### WHAT TO PRODUCE
Tell how many lines have the string "with" in them, and write nothing besides the number.

### DATA PROVIDED
=======

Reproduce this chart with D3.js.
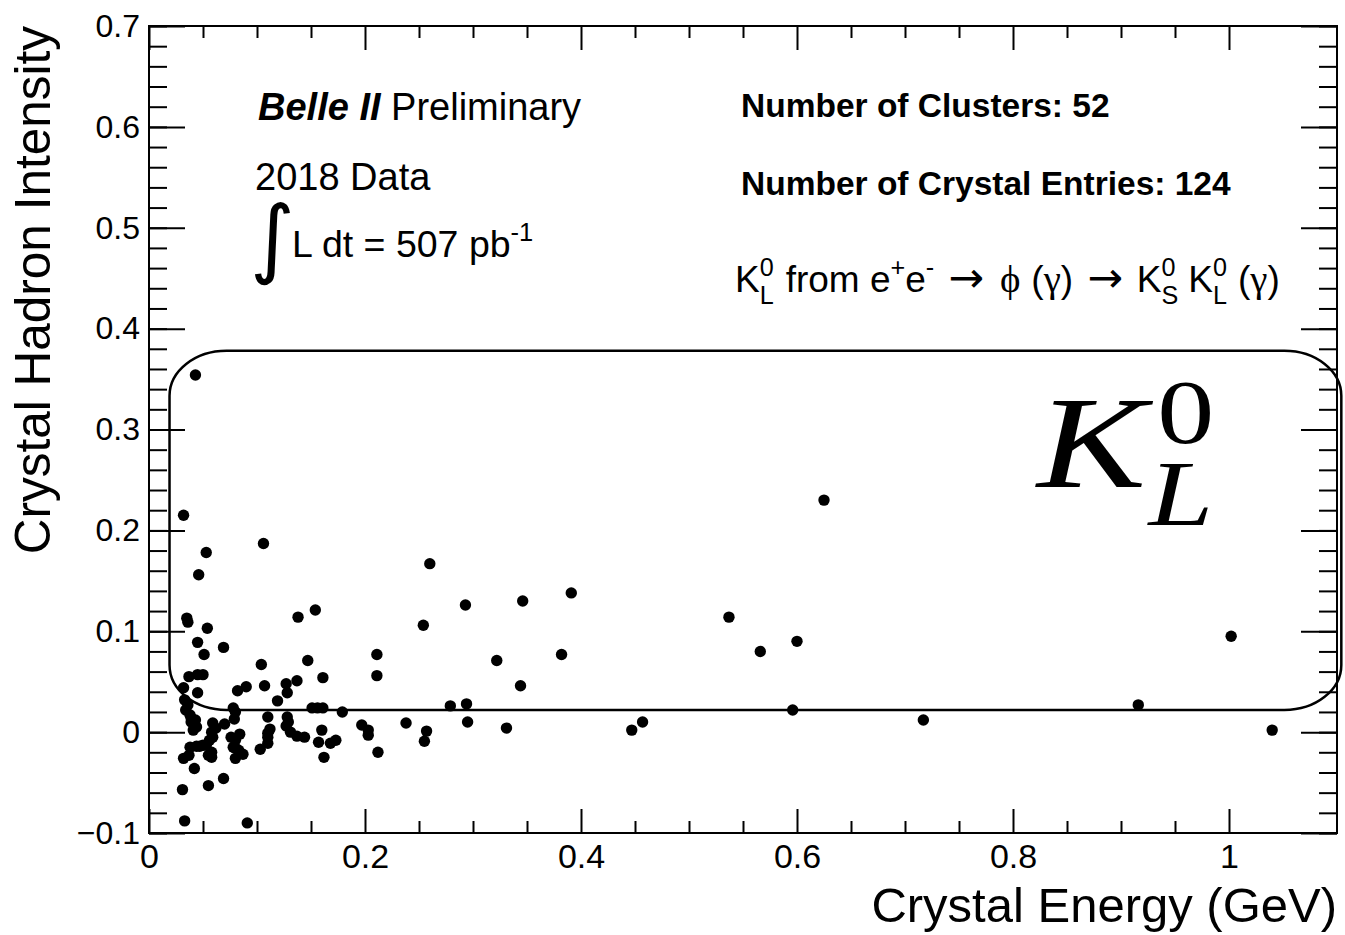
<!DOCTYPE html>
<html>
<head>
<meta charset="utf-8">
<script src="https://cdn.jsdelivr.net/npm/d3@7"></script>
<style>
  html, body { margin: 0; padding: 0; background: #fff; }
  svg { display: block; }
  text { font-family: "Liberation Sans", Arial, Helvetica, sans-serif; fill: #000; white-space: pre; }
</style>
</head>
<body>
<svg id="chart" width="1345" height="935"></svg>
<script>
// one entry per crystal: energy (GeV) and hadron intensity
var energy = [
  0.043, 0.032, 0.106, 0.053, 0.046, 0.035, 0.036, 0.054, 0.045, 0.069,
  0.051, 0.104, 0.138, 0.154, 0.147, 0.037, 0.045, 0.050, 0.032, 0.045,
  0.033, 0.034, 0.038, 0.039, 0.043, 0.044, 0.041, 0.059, 0.058, 0.059,
  0.056, 0.053, 0.038, 0.044, 0.050, 0.032, 0.037, 0.055, 0.058, 0.042,
  0.031, 0.055, 0.069, 0.082, 0.090, 0.078, 0.080, 0.079, 0.070, 0.084,
  0.076, 0.078, 0.083, 0.087, 0.080, 0.103, 0.110, 0.110, 0.112, 0.110,
  0.107, 0.119, 0.127, 0.128, 0.137, 0.161, 0.128, 0.127, 0.131, 0.137,
  0.144, 0.151, 0.156, 0.161, 0.160, 0.157, 0.168, 0.173, 0.162, 0.179,
  0.033, 0.091, 0.197, 0.203, 0.203, 0.212, 0.211, 0.211, 0.238, 0.257,
  0.255, 0.254, 0.260, 0.279, 0.294, 0.295, 0.293, 0.322, 0.331, 0.346,
  0.344, 0.391, 0.382, 0.447, 0.457, 0.537, 0.566, 0.600, 0.596, 0.625,
  0.717, 0.916, 1.002, 1.040, 0.036, 0.042, 0.047, 0.080, 0.129, 0.110,
  0.062, 0.058, 0.080, 0.039
];
var intensity = [
  0.354, 0.215, 0.187, 0.178, 0.156, 0.113, 0.109, 0.103, 0.089, 0.084,
  0.077, 0.067, 0.114, 0.121, 0.071, 0.055, 0.057, 0.057, 0.044, 0.039,
  0.032, 0.022, 0.017, 0.010, 0.012, 0.005, 0.002, 0.009, 0.000, -0.005,
  -0.008, -0.013, -0.015, -0.014, -0.013, -0.026, -0.023, -0.023, -0.025, -0.036,
  -0.057, -0.053, -0.046, 0.041, 0.045, 0.024, 0.020, 0.013, 0.008, -0.002,
  -0.005, -0.015, -0.018, -0.022, -0.026, -0.017, -0.011, -0.005, 0.003, 0.015,
  0.046, 0.031, 0.048, 0.039, 0.051, 0.054, 0.015, 0.006, 0.000, -0.004,
  -0.005, 0.024, 0.024, 0.024, 0.002, -0.010, -0.011, -0.008, -0.025, 0.020,
  -0.088, -0.090, 0.007, 0.002, -0.003, -0.020, 0.077, 0.056, 0.009, 0.001,
  -0.009, 0.106, 0.167, 0.026, 0.028, 0.010, 0.126, 0.071, 0.004, 0.130,
  0.046, 0.138, 0.077, 0.002, 0.010, 0.114, 0.080, 0.090, 0.022, 0.230,
  0.012, 0.027, 0.095, 0.002, 0.027, 0.007, -0.014, -0.016, 0.010, -0.001,
  0.004, -0.020, -0.008, 0.014
];

var xDomain = [0, 1.1];
var yDomain = [-0.1, 0.7];
var xMajorTicks = [0, 0.2, 0.4, 0.6, 0.8, 1];
var xTickLabels = ["0", "0.2", "0.4", "0.6", "0.8", "1"];
var yMajorTicks = [-0.1, 0, 0.1, 0.2, 0.3, 0.4, 0.5, 0.6, 0.7];
var yTickLabels = ["\u22120.1", "0", "0.1", "0.2", "0.3", "0.4", "0.5", "0.6", "0.7"];
// K_L^0 selection region drawn on the plot: [xMin, yMin, xMax, yMax]
var kBox = [0.019, 0.022, 1.104, 0.378];

var W = 1345, H = 935;
var margin = { top: 26, right: 8, bottom: 102, left: 149 };
var width = W - margin.left - margin.right;
var height = H - margin.top - margin.bottom;

var svg = d3.select("#chart");
var g = svg.append("g").attr("transform", "translate(" + margin.left + "," + margin.top + ")");

var x = d3.scaleLinear().domain(xDomain).range([0, width]);
var y = d3.scaleLinear().domain(yDomain).range([height, 0]);

var xMinor = d3.range(0, 21).map(function(i) { return i * 0.05; }).filter(function(v) { return xMajorTicks.indexOf(+v.toFixed(2)) < 0; });
var yMinor = d3.range(0, 41).map(function(i) { return -0.1 + i * 0.02; });

function styleAxis(sel, size) {
  sel.select(".domain").remove();
  sel.selectAll(".tick line").attr("stroke", "#000").attr("stroke-width", 2);
  sel.attr("font-family", "Liberation Sans, Arial, Helvetica, sans-serif").attr("font-size", size || 32);
  sel.selectAll(".tick text").attr("fill", "#000");
}

// minor ticks on all four sides
g.append("g").call(d3.axisLeft(y).tickValues(yMinor).tickSize(-18).tickFormat("")).call(styleAxis);
g.append("g").attr("transform", "translate(" + width + ",0)")
  .call(d3.axisRight(y).tickValues(yMinor).tickSize(-18).tickFormat("")).call(styleAxis);
g.append("g").attr("transform", "translate(0," + height + ")")
  .call(d3.axisBottom(x).tickValues(xMinor).tickSize(-12).tickFormat("")).call(styleAxis);
g.append("g").call(d3.axisTop(x).tickValues(xMinor).tickSize(-12).tickFormat("")).call(styleAxis);

// major ticks
g.append("g")
  .call(d3.axisLeft(y).tickValues(yMajorTicks).tickSize(-36).tickPadding(9)
    .tickFormat(function(d, i) { return yTickLabels[i]; }))
  .call(styleAxis, 32);
g.append("g").attr("transform", "translate(" + width + ",0)")
  .call(d3.axisRight(y).tickValues(yMajorTicks).tickSize(-36).tickFormat(""))
  .call(styleAxis);
g.append("g").attr("transform", "translate(0," + height + ")")
  .call(d3.axisBottom(x).tickValues(xMajorTicks).tickSize(-24).tickPadding(11)
    .tickFormat(function(d, i) { return xTickLabels[i]; }))
  .call(styleAxis, 34);
g.append("g")
  .call(d3.axisTop(x).tickValues(xMajorTicks).tickSize(-24).tickFormat(""))
  .call(styleAxis);

g.append("rect")
  .attr("width", width).attr("height", height)
  .attr("fill", "none").attr("stroke", "#000").attr("stroke-width", 2);

// selection box
g.append("rect")
  .attr("x", x(kBox[0])).attr("y", y(kBox[3]))
  .attr("width", x(kBox[2]) - x(kBox[0]))
  .attr("height", y(kBox[1]) - y(kBox[3]))
  .attr("rx", 57).attr("ry", 45)
  .attr("fill", "none").attr("stroke", "#000").attr("stroke-width", 2.5);

// points
g.selectAll("circle.pt")
  .data(energy)
  .enter().append("circle")
  .attr("class", "pt")
  .attr("cx", function(d) { return x(d); })
  .attr("cy", function(d, i) { return y(intensity[i]); })
  .attr("r", 5.7)
  .attr("fill", "#000");

// axis titles
svg.append("text")
  .attr("x", margin.left + width).attr("y", 922)
  .attr("text-anchor", "end")
  .style("font-size", "49px")
  .text("Crystal Energy (GeV)");

svg.append("text")
  .attr("transform", "translate(50," + margin.top + ") rotate(-90)")
  .attr("text-anchor", "end")
  .style("font-size", "49.5px")
  .text("Crystal Hadron Intensity");

// text laid out piece by piece, with stacked super/subscripts
function richLine(x0, y0, size, pieces) {
  var cx = x0;
  pieces.forEach(function(p) {
    if (p.t !== undefined) {
      var fs = size * (p.scale || 1);
      var t = svg.append("text").attr("x", cx).attr("y", y0).style("font-size", fs + "px").text(p.t);
      if (p.weight) t.style("font-weight", p.weight);
      if (p.italic) t.style("font-style", "italic");
      if (p.font) t.style("font-family", p.font);
      cx += t.node().getComputedTextLength() + (p.gap || 0);
    } else {
      var w = 0;
      if (p.sup) {
        var s = svg.append("text").attr("x", cx).attr("y", y0 - size * 0.42)
          .style("font-size", (size * 0.68) + "px").text(p.sup);
        w = Math.max(w, s.node().getComputedTextLength());
      }
      if (p.sub) {
        var b = svg.append("text").attr("x", cx).attr("y", y0 + size * 0.32)
          .style("font-size", (size * 0.68) + "px").text(p.sub);
        w = Math.max(w, b.node().getComputedTextLength());
      }
      cx += w + (p.gap || 0);
    }
  });
}

richLine(258, 120, 38, [{ t: "Belle II", weight: "bold", italic: true }, { t: " Preliminary" }]);
richLine(255, 190, 38, [{ t: "2018 Data" }]);

svg.append("text")
  .attr("x", 250).attr("y", 267)
  .style("font-family", "DejaVu Sans")
  .style("font-size", "86px")
  .text("\u222B");

richLine(292, 257, 37.5, [{ t: "L dt = 507 pb" }, { sup: "-1" }]);

richLine(741, 117, 33.5, [{ t: "Number of Clusters: 52", weight: "bold" }]);
richLine(741, 195, 33.5, [{ t: "Number of Crystal Entries: 124", weight: "bold" }]);

var sym = "Liberation Serif, DejaVu Serif, serif";
var arrowFont = "DejaVu Sans, sans-serif";
richLine(735, 292, 37, [
  { t: "K" }, { sup: "0", sub: "L", gap: 12 }, { t: "from e" }, { sup: "+" }, { t: "e" }, { sup: "-", gap: 14 },
  { t: "\u2192", font: arrowFont, scale: 1.15, gap: 16 },
  { t: "\u03D5", font: sym, scale: 1.05, gap: 11 },
  { t: "(" }, { t: "\u03B3", font: sym, scale: 1.05 }, { t: ")", gap: 14 },
  { t: "\u2192", font: arrowFont, scale: 1.15, gap: 14 },
  { t: "K" }, { sup: "0", sub: "S", gap: 10 }, { t: "K" }, { sup: "0", sub: "L", gap: 11 },
  { t: "(" }, { t: "\u03B3", font: sym, scale: 1.05 }, { t: ")" }
]);

// big K_L^0 label, stretched to the width of the math font in the reference
var big = svg.append("text")
  .attr("transform", "translate(1037,0) scale(1.24,1)")
  .style("font-family", "Liberation Serif, Times New Roman, serif");
big.append("tspan").attr("x", 0).attr("y", 487)
  .style("font-style", "italic").style("font-size", "132px").text("K");
big.append("tspan").attr("x", 97).attr("y", 443)
  .style("font-size", "92px").text("0");
big.append("tspan").attr("x", 90).attr("y", 525)
  .style("font-style", "italic").style("font-size", "94px").text("L");
</script>
</body>
</html>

=======

### COMPLETED TASK
2